Reading Nevada Barr’s “Blind Descent” a few days before I left Texas resulted in a impromptu decision to visit Carlsbad Caverns. This instant of happy serendipity lead to the absolute highlight of my trip home.
Careful signs warn visitors about the trail down into the cave from the Natural Entrance. At that point I still was planning to hike back out (!).
It was a long drop from the entrance to the bottom, right around 100 feet, and that was why the Indians didn’t enter this cave past the dark zone.
The trail drops 800 feet in a mile or so, and with minimal lighting, is great. The best part, very few visitors choose this entrance!
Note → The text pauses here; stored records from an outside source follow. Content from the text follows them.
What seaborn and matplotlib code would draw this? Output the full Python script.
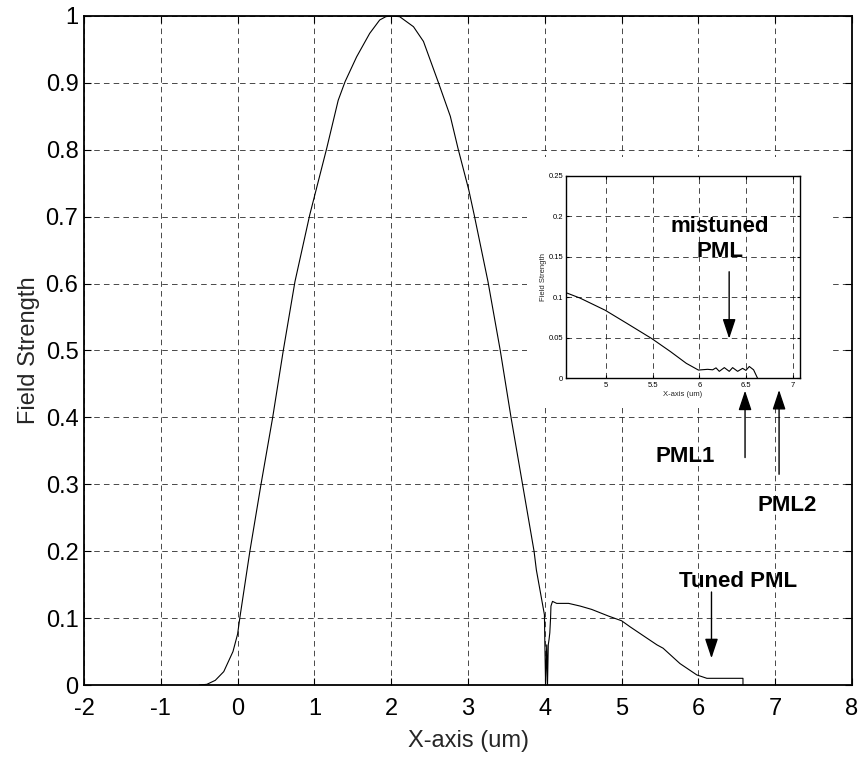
import numpy as np
import pandas as pd
import matplotlib
matplotlib.use("Agg")
import matplotlib.pyplot as plt
from matplotlib.patches import Rectangle
import seaborn as sns

# ---- data ----
main_x = [-0.50, -0.40, -0.29, -0.18, -0.06, 0.00, 0.03, 0.16, 0.305, 0.457, 0.595,
          0.747, 0.94, 1.16, 1.31, 1.40, 1.55, 1.72, 1.85, 1.93, 2.00, 2.11, 2.29, 2.42,
          2.61, 2.77, 2.87, 3.01, 3.08, 3.26, 3.42, 3.56, 3.71, 3.86, 3.89, 3.995,
          4.000, 4.010, 4.025, 4.035, 4.045,
          4.055, 4.065, 4.075, 4.080, 4.100, 4.155, 4.31, 4.46, 4.61, 4.72, 4.83,
          5.00, 5.11, 5.33, 5.46, 5.54, 5.76, 5.98, 6.11, 6.58, 6.58]
main_y = [0.000, 0.001, 0.007, 0.020, 0.050, 0.076, 0.101, 0.200, 0.300, 0.400, 0.500,
          0.603, 0.703, 0.802, 0.874, 0.902, 0.939, 0.974, 0.994, 0.999, 1.000, 0.999, 0.984, 0.962,
          0.902, 0.850, 0.802, 0.740, 0.703, 0.603, 0.500, 0.400, 0.300, 0.200, 0.172, 0.105,
          0.065, 0.000, 0.060, 0.000, 0.060,
          0.068, 0.078, 0.100, 0.118, 0.125, 0.122, 0.122, 0.118, 0.113, 0.108, 0.103,
          0.096, 0.087, 0.070, 0.060, 0.055, 0.032, 0.015, 0.010, 0.010, 0.000]

inset_x = [4.571, 4.72, 4.99, 5.22, 5.49, 5.69, 5.86, 5.99, 6.089, 6.143, 6.179, 6.214,
           6.268, 6.321, 6.357, 6.411, 6.464, 6.50, 6.536, 6.582, 6.625]
inset_y = [0.1056, 0.099, 0.084, 0.068, 0.049, 0.033, 0.0185, 0.0102, 0.0111, 0.0105,
           0.0129, 0.0086, 0.0132, 0.0086, 0.0132, 0.0086, 0.0123, 0.0098, 0.0146,
           0.0105, 0.0]

main_xticks = [-2, -1, 0, 1, 2, 3, 4, 5, 6, 7, 8]
main_yticks = [0, 0.1, 0.2, 0.3, 0.4, 0.5, 0.6, 0.7, 0.8, 0.9, 1]
main_yticklabels = ["0", "0.1", "0.2", "0.3", "0.4", "0.5", "0.6", "0.7", "0.8", "0.9", "1"]
inset_xticks = [5, 5.5, 6, 6.5, 7]
inset_xticklabels = ["5", "5.5", "6", "6.5", "7"]
inset_yticks = [0, 0.05, 0.1, 0.15, 0.2, 0.25]
inset_yticklabels = ["0", "0.05", "0.1", "0.15", "0.2", "0.25"]

sns.set_theme(style="ticks")
plt.rcParams['font.family'] = ['Liberation Sans', 'DejaVu Sans']
plt.rcParams['axes.unicode_minus'] = False

fig = plt.figure(figsize=(8.63, 7.58), dpi=100)
fig.patch.set_facecolor("white")

GRID = dict(color="black", linestyle=(0, (8, 6)), linewidth=0.5)
ARROW = dict(arrowstyle="-|>,head_length=0.6,head_width=0.2", color="black",
             lw=1.0, mutation_scale=20, shrinkA=0, shrinkB=0)


def style_axes(a, fs, tlen, lw, xpad, ypad):
    for s in a.spines.values():
        s.set_color("black")
        s.set_linewidth(lw)
        s.set_visible(True)
    a.tick_params(direction="in", top=True, right=True, length=tlen, width=0.8,
                  labelsize=fs, colors="black")
    a.tick_params(axis="x", pad=xpad)
    a.tick_params(axis="y", pad=ypad)
    a.grid(True, **GRID)
    a.set_facecolor("white")


# ---- main axes ----
ax = fig.add_axes([0.0973, 0.0963, 0.8900, 0.8826])
df = pd.DataFrame({"x": main_x, "y": main_y})
sns.lineplot(data=df, x="x", y="y", ax=ax, color="black", linewidth=0.8,
             sort=False, estimator=None)
ax.set_xlim(-2, 8)
ax.set_ylim(0, 1)
ax.set_xticks(main_xticks)
ax.set_xticklabels([str(t) for t in main_xticks])
ax.set_yticks(main_yticks)
ax.set_yticklabels(main_yticklabels)
style_axes(ax, 17, 5, 1.3, 9.5, 4)
ax.set_xlabel("X-axis (um)", fontsize=17, labelpad=7)
ax.set_ylabel("Field Strength", fontsize=17, labelpad=4)

# white backdrop of the pasted inset figure (hides main grid behind it)
ax.add_patch(Rectangle((3.768, 0.414), 7.714 - 3.768, 0.789 - 0.414,
                       facecolor="white", edgecolor="none", zorder=3))

TXT = dict(fontsize=16, fontweight="bold", ha="center", va="center", color="black",
           zorder=6)
ax.text(6.51, 0.154, "Tuned PML", **TXT)
ax.annotate("", xy=(6.17, 0.040), xytext=(6.17, 0.139), arrowprops=ARROW, zorder=6)
ax.text(5.83, 0.342, "PML1", **TXT)
ax.annotate("", xy=(6.607, 0.44), xytext=(6.607, 0.340), arrowprops=ARROW,
            annotation_clip=False, zorder=6)
ax.text(7.16, 0.268, "PML2", **TXT)
ax.annotate("", xy=(7.05, 0.441), xytext=(7.05, 0.315), arrowprops=ARROW,
            annotation_clip=False, zorder=6)

# ---- inset axes ----
axi = fig.add_axes([0.6559, 0.5009, 0.2711, 0.2673])
dfi = pd.DataFrame({"x": inset_x, "y": inset_y})
sns.lineplot(data=dfi, x="x", y="y", ax=axi, color="black", linewidth=0.8,
             sort=False, estimator=None)
axi.set_xlim(4.57, 7.08)
axi.set_ylim(0, 0.25)
axi.set_xticks(inset_xticks)
axi.set_xticklabels(inset_xticklabels)
axi.set_yticks(inset_yticks)
axi.set_yticklabels(inset_yticklabels)
style_axes(axi, 5.5, 2.5, 1.0, 3, 2)
axi.set_xlabel("X-axis (um)", fontsize=5.5, labelpad=1)
axi.set_ylabel("Field Strength", fontsize=5.5, labelpad=1)
axi.text(6.22, 0.1725, "mistuned\nPML", linespacing=1.25, **TXT)
axi.annotate("", xy=(6.32, 0.049), xytext=(6.32, 0.1315), arrowprops=ARROW, zorder=6)

fig.savefig("out.png", dpi=100, facecolor="white")
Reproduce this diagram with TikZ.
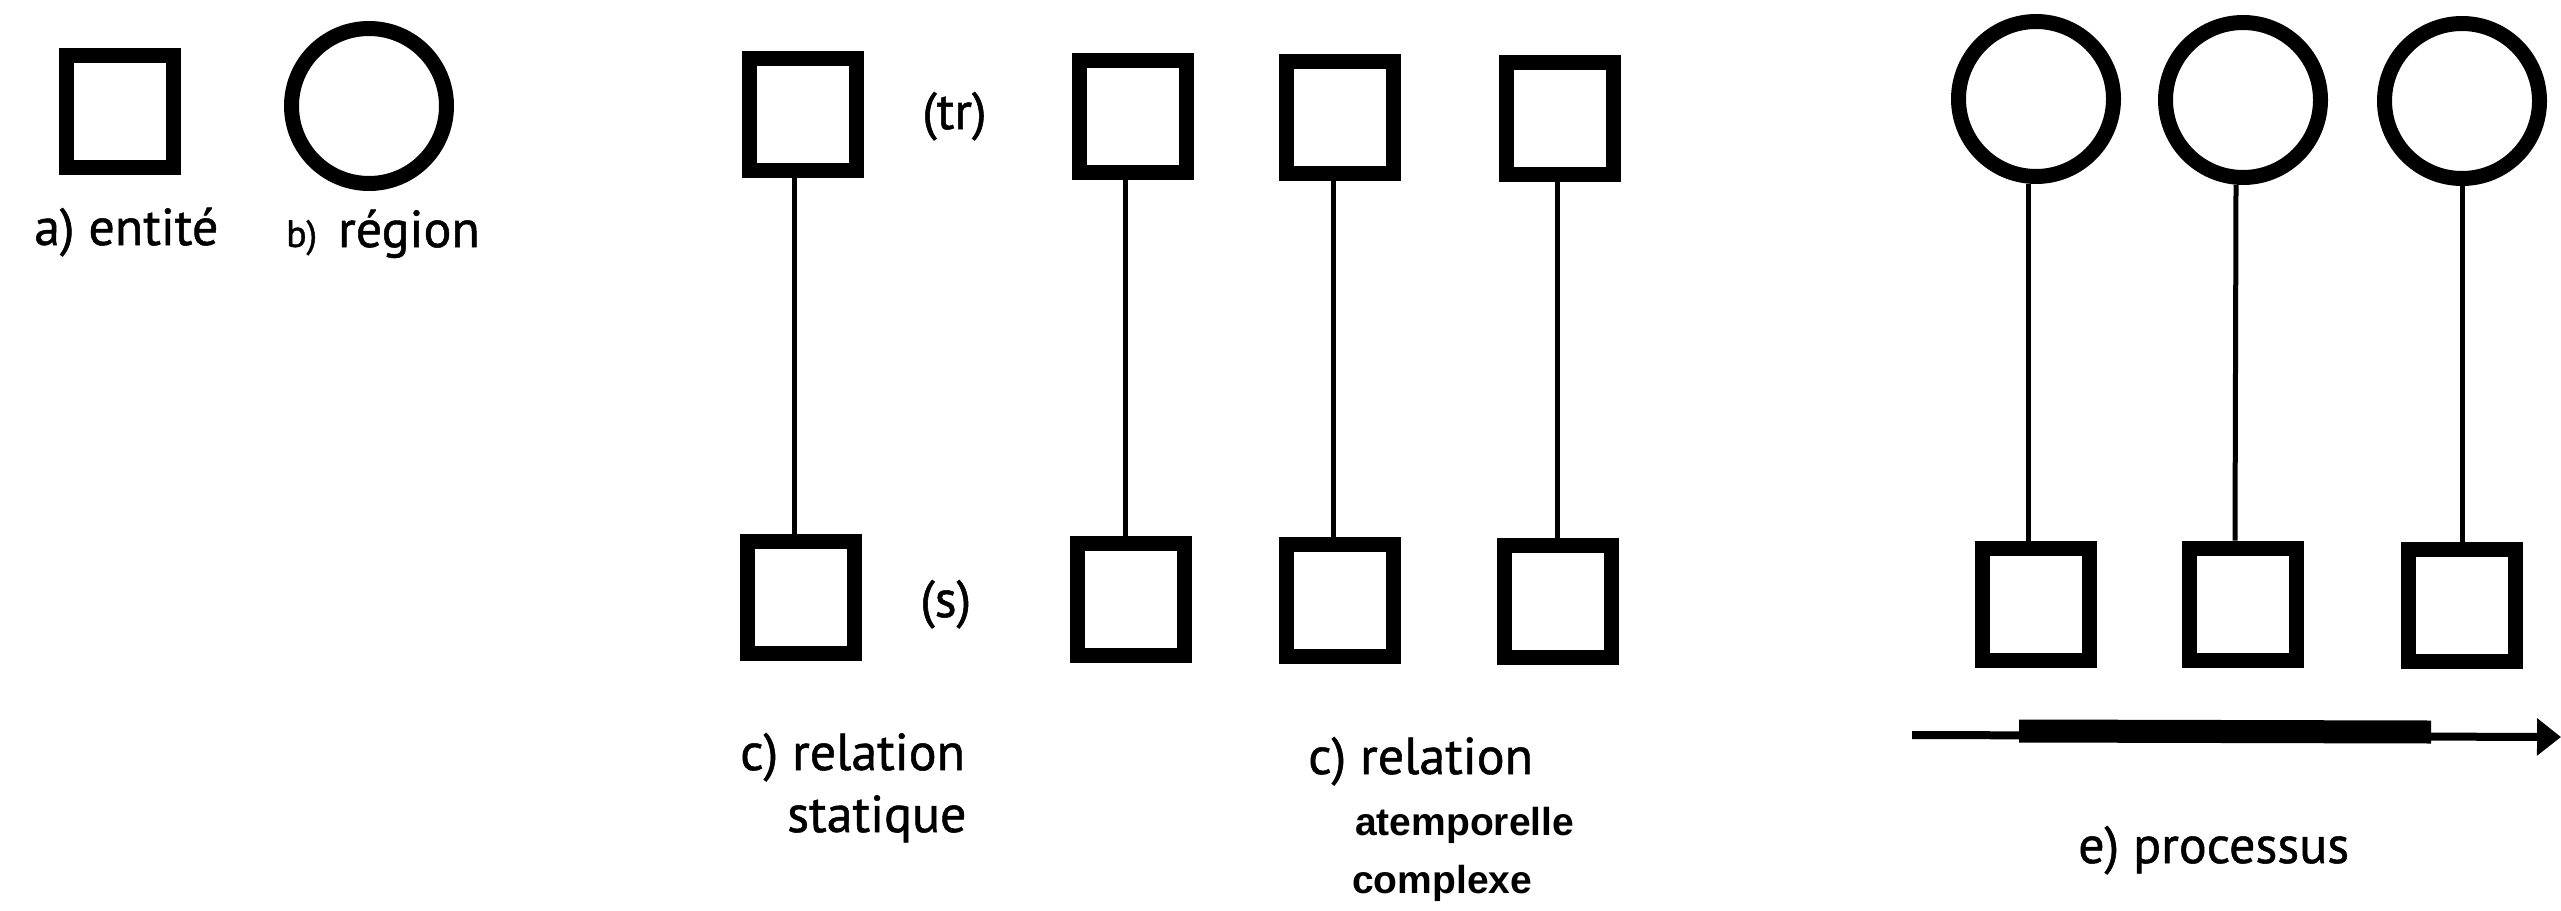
\documentclass[tikz,border=0pt]{standalone}
\usepackage{fontspec}
\setmainfont{PT Sans}
\newfontfamily\lab{PT Sans}[FakeBold=1]
\newfontfamily\helv{Liberation Sans}
\usetikzlibrary{arrows.meta}
\begin{document}
\begin{tikzpicture}[x=1pt,y=-1pt,
  ent/.style={draw,line width=15pt,minimum width=107pt,minimum height=112pt,inner sep=0pt},
  reg/.style={draw,circle,line width=15pt,minimum size=155pt,inner sep=0pt},
  link/.style={line width=5pt},
  lbl/.style={anchor=base west,inner sep=0pt,font=\lab\fontsize{52}{60}\selectfont},
  smallb/.style={anchor=base west,inner sep=0pt,font=\lab\fontsize{38}{44}\selectfont},
  sml/.style={anchor=base west,inner sep=0pt,font=\helv\bfseries\fontsize{39}{45}\selectfont}]
\useasboundingbox (0,0) rectangle (2561,910);

% a) entity, b) region
\node[ent] (a) at (120,111) {};
\node[reg] (b) at (369,106) {};
\node[lbl] (la) at (34,245) {a) entité};
\node[smallb] (lb1) at (286,247) {b)};
\node[lbl,anchor=base east] (lb2) at (480,247) {région};

% c) static relation
\node[ent] (c1t) at (803,114) {};
\node[ent] (c1b) at (801,597) {};
\draw[link] ([xshift=-9pt]c1t.south) -- ([xshift=-7pt]c1b.north);
\node[lbl] (tr) at (922,129) {(tr)};
\node[lbl] (s) at (920,617) {(s)};
\node[lbl] (lc1) at (740,770) {c) relation};
\node[lbl] (lc2) at (787,832) {statique};

% c) complex atemporal relation
\node[ent] (c2t) at (1133,116) {};
\node[ent] (c2b) at (1131,599) {};
\node[ent] (c3t) at (1340,117) {};
\node[ent] (c3b) at (1340,600) {};
\node[ent] (c4t) at (1560,118) {};
\node[ent] (c4b) at (1558,601) {};
\draw[link] ([xshift=-8pt]c2t.south) -- ([xshift=-6pt]c2b.north);
\draw[link] ([xshift=-7pt]c3t.south) -- ([xshift=-7pt]c3b.north);
\draw[link] ([xshift=-3pt]c4t.south) -- ([xshift=-1pt]c4b.north);
\node[lbl] (ld1) at (1308,774) {c) relation};
\node[sml] (ld2) at (1355,835) {atemporelle};
\node[sml] (ld3) at (1352,893) {complexe};

% e) process
\node[reg] (e1t) at (2036,99) {};
\node[reg] (e2t) at (2243,100) {};
\node[reg] (e3t) at (2462,101) {};
\node[ent] (e1b) at (2036,604) {};
\node[ent] (e2b) at (2243,604) {};
\node[ent] (e3b) at (2462,605) {};
\draw[link] ([xshift=-8pt]e1t.south) -- ([xshift=-8pt]e1b.north);
\draw[link] ([xshift=-7pt]e2t.south) -- ([xshift=-8pt]e2b.north);
\draw[link] (e3t.south) -- (e3b.north);

\coordinate (t0) at (1912,735);
\coordinate (t1) at (2561,737);
\coordinate (p0) at (2019,731);
\coordinate (p1) at (2431,732);
\draw[line width=8pt,-{Triangle[length=24pt,width=36pt]}] (t0) -- (t1);
\draw[line width=23pt] (p0) -- (p1);
\node[lbl] (le) at (2078,863) {e) processus};
\end{tikzpicture}
\end{document}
I got to experience the cave without the crowds for most of an hour on my hike down.
I tried a few pics, with sorry results. It wasn’t until I got into the Big Room that I discovered my iPhone would take really good shots!
Another surprise in the Big Room was a concession stand! Cavern visitors could have a some food, a cold drink, AND buy a T-shirt!?!?
OK, as it turns out, early visitors did enter through the Natural Entrance and they DID hike out again, and so, the tradition of providing refreshments at the bottom of the cave has deep roots.
I hiked the Big Room Loop, doing my best to dodge large groups of people. It really wasn’t so bad. They have 600,000 visitors annually. And there just isn’t much room to spread out.
After the Big Room I rode the elevator up to the Visitor’s Center to grab a quick lunch. Then made it back down just in time for the 3 pm Ranger lead tour of the King’s Chamber. It lasted another hour or so. Our guide was totally crazy about the caves and it was fun to listen to her stories.
I had caught a glimpse of the Green Pool on my hike down the trail and was really excited to get a closer look. The water in the cave is crystal clear.
This pillar is the last really big one before the tour ends. Even though I was really getting tired by now, I was so disappointed the tour ended.
There are two more ‘easy’ Ranger lead tours available. And then, there is a descent into the ‘Lower Room”. I’ll do the other two for sure, and maybe, even the Lower Room.
There are 130 miles of explored caves in the Guadalupe Mountains. The mountains were formed by the lifting a a reef (yes, think ocean!). And the basin at their base is what’s left of that sea. (Really interesting geology here. Out in basin are layers of salt).
The Pecos River runs through the town of Carlsbad. I didn’t get to see it either this trip. For sure I will go back!
(FYI, next summer, 2012, the Park has a contract in place to replace all the lighting in the Caverns).